> _MATERIALS PROVIDED_:
[Begin]
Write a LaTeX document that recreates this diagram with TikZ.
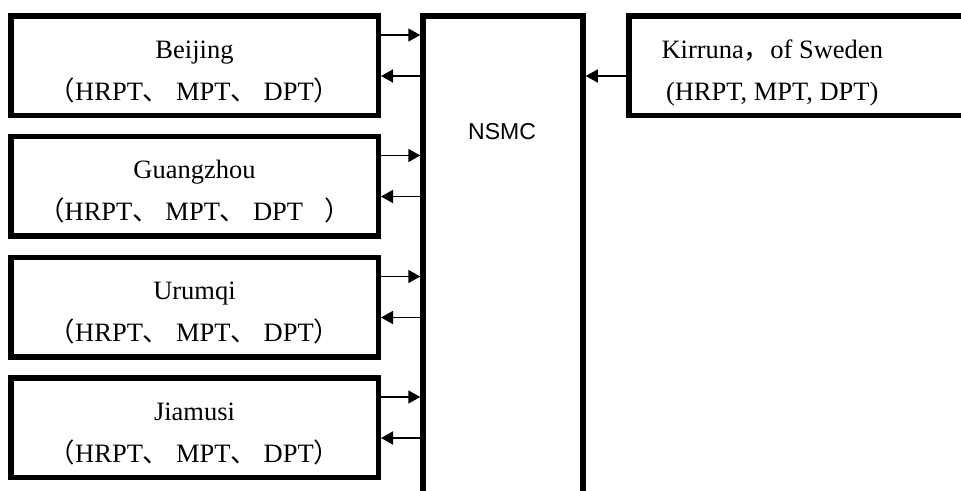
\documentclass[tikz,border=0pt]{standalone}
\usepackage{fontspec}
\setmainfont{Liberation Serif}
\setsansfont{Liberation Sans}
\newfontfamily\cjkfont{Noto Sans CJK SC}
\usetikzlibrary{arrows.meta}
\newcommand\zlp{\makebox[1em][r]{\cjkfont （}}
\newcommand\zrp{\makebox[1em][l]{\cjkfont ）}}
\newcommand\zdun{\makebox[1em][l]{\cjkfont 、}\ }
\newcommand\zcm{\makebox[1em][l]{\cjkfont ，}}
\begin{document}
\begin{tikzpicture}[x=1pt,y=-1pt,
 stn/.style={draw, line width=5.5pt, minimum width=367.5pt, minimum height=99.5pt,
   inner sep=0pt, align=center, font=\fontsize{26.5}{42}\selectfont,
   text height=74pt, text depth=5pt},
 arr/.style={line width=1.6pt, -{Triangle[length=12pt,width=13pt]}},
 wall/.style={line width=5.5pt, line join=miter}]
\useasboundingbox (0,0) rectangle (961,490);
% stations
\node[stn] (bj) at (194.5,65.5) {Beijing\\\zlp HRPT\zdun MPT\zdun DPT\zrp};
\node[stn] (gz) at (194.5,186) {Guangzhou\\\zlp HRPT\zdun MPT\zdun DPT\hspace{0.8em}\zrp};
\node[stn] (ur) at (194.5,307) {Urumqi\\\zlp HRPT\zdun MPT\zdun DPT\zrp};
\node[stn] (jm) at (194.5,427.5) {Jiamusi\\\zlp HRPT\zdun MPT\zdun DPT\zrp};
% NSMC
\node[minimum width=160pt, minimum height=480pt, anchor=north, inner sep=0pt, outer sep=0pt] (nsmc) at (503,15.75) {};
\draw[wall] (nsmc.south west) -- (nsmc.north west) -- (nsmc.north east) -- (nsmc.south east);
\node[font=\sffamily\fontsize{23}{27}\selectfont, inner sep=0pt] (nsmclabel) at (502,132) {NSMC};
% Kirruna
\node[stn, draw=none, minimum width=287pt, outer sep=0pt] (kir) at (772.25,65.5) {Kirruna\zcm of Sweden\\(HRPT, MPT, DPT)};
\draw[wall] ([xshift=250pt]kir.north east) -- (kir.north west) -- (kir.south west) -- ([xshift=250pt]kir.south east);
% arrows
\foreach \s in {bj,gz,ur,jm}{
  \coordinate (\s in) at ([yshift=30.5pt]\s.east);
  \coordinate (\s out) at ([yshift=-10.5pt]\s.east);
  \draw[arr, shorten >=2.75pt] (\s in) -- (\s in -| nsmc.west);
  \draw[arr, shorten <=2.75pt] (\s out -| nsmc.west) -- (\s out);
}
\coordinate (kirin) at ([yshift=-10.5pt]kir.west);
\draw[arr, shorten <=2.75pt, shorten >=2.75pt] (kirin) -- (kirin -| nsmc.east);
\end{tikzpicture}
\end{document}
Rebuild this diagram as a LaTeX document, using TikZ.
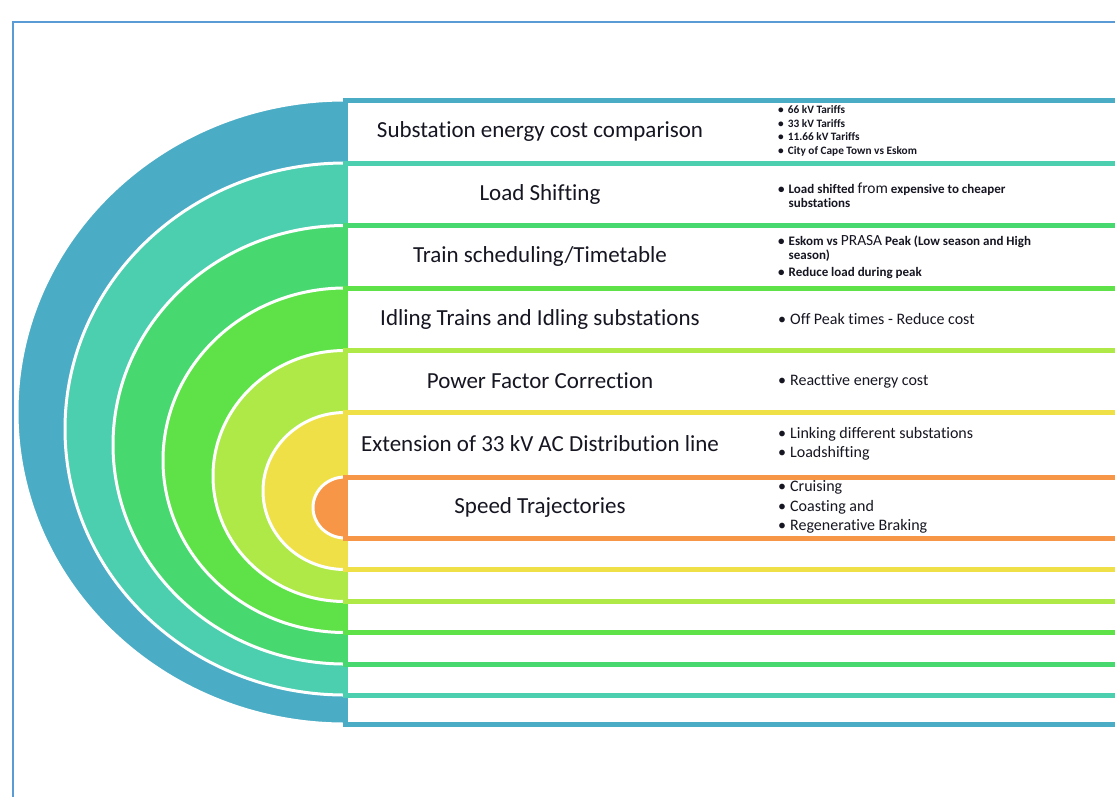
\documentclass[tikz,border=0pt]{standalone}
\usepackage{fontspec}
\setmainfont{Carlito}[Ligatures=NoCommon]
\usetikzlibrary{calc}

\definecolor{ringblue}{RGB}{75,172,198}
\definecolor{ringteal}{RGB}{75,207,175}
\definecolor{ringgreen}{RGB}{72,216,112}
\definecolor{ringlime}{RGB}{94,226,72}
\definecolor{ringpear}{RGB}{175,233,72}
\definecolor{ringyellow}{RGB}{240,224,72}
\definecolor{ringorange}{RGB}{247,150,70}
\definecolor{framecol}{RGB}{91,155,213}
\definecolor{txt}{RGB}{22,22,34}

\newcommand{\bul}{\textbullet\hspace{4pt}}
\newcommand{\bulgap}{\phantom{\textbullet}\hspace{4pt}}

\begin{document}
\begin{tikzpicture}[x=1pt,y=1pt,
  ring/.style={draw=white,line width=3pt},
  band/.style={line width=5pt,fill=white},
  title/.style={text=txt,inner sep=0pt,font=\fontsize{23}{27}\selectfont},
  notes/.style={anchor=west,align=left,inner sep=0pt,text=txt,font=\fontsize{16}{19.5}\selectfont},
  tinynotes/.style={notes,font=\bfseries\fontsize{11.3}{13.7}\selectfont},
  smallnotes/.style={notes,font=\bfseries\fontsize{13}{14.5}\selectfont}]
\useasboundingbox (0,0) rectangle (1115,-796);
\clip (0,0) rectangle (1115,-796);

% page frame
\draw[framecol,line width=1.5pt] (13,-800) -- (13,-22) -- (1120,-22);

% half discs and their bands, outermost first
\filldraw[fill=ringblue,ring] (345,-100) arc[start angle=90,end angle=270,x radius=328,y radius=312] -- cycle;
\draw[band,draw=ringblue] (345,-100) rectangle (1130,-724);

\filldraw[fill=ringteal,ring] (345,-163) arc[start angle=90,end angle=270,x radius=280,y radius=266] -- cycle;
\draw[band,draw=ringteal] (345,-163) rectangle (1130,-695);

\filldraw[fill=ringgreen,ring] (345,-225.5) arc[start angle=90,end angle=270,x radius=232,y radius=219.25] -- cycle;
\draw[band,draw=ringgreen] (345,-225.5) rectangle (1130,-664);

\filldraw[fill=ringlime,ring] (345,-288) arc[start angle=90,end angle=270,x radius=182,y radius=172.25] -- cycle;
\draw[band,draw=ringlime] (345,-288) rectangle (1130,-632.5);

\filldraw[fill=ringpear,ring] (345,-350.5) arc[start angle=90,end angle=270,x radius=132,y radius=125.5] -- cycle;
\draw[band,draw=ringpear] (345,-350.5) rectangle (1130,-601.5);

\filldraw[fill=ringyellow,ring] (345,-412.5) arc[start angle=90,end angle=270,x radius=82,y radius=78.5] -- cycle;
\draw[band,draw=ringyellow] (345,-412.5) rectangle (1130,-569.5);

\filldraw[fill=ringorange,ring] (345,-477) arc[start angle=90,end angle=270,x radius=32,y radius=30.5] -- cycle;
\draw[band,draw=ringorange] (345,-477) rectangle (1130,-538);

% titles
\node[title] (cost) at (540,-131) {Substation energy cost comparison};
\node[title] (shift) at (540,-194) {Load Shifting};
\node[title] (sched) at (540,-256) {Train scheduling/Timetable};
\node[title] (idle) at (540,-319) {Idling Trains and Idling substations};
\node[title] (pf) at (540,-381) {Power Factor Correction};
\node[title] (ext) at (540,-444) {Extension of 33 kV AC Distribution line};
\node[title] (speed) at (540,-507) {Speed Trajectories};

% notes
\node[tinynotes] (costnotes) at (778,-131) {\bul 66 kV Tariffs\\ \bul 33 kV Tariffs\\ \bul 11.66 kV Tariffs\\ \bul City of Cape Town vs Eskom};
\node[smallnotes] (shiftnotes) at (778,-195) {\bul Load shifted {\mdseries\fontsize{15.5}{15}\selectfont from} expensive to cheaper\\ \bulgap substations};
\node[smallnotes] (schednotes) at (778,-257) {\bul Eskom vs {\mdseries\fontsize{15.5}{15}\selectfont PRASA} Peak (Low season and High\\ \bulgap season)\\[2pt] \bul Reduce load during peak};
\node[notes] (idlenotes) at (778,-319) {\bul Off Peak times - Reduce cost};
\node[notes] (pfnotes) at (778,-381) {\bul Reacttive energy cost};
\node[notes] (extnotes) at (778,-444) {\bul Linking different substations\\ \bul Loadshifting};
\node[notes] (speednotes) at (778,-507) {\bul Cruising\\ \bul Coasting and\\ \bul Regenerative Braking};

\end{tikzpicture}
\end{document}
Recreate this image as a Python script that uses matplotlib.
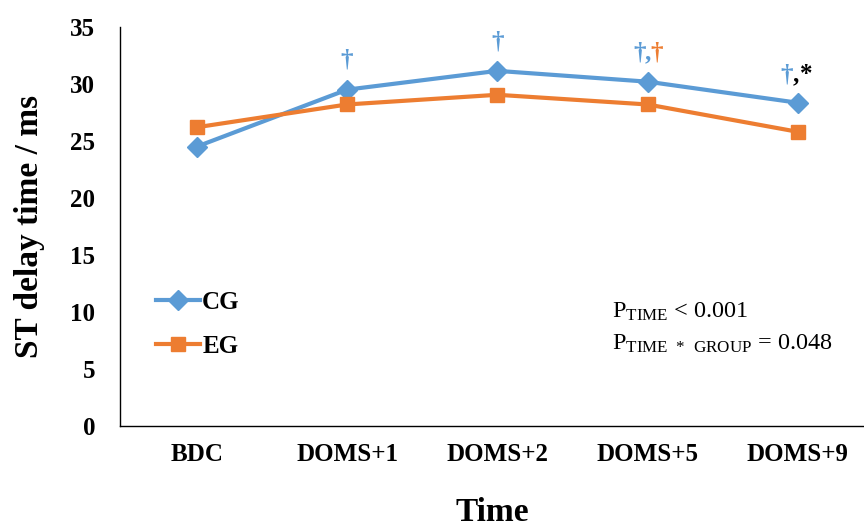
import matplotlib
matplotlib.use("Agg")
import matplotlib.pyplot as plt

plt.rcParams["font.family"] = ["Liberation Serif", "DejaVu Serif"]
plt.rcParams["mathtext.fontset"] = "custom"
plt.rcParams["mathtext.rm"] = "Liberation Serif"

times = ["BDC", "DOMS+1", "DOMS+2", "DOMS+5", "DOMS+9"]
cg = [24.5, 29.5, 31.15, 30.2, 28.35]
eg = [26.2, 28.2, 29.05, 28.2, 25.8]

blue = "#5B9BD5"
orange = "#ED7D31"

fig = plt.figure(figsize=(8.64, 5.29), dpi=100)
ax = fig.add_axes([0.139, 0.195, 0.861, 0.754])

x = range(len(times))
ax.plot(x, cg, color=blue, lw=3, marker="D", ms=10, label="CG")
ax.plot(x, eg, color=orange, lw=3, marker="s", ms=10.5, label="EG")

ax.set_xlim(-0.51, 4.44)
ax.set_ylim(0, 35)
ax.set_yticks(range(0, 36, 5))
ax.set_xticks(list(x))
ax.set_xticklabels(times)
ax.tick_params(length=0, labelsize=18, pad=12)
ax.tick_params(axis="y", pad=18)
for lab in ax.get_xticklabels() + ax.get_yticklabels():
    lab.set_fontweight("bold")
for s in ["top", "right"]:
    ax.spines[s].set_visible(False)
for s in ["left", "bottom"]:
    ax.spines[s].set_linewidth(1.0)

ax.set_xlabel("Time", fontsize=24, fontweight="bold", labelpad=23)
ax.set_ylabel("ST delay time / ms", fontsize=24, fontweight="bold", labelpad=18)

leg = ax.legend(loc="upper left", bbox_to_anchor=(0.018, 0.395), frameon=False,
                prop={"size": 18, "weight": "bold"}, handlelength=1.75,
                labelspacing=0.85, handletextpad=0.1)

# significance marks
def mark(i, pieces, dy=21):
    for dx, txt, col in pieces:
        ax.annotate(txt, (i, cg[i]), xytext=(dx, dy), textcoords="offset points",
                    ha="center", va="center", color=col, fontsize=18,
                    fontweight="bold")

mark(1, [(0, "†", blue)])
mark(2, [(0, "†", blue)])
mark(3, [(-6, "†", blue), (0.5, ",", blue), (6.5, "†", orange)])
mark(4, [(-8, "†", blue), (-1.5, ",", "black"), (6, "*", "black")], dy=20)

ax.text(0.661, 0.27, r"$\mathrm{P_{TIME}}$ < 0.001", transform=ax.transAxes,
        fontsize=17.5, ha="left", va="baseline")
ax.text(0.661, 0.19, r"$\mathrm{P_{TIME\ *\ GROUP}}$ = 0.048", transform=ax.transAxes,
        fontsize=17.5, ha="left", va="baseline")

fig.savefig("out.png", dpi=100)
[End]
> _WRITTEN REQUEST_: Only lines with the string "diagram" belong in your answer; copy each one.

> _ANSWER IN FULL_:
Write a LaTeX document that recreates this diagram with TikZ.
Rebuild this diagram as a LaTeX document, using TikZ.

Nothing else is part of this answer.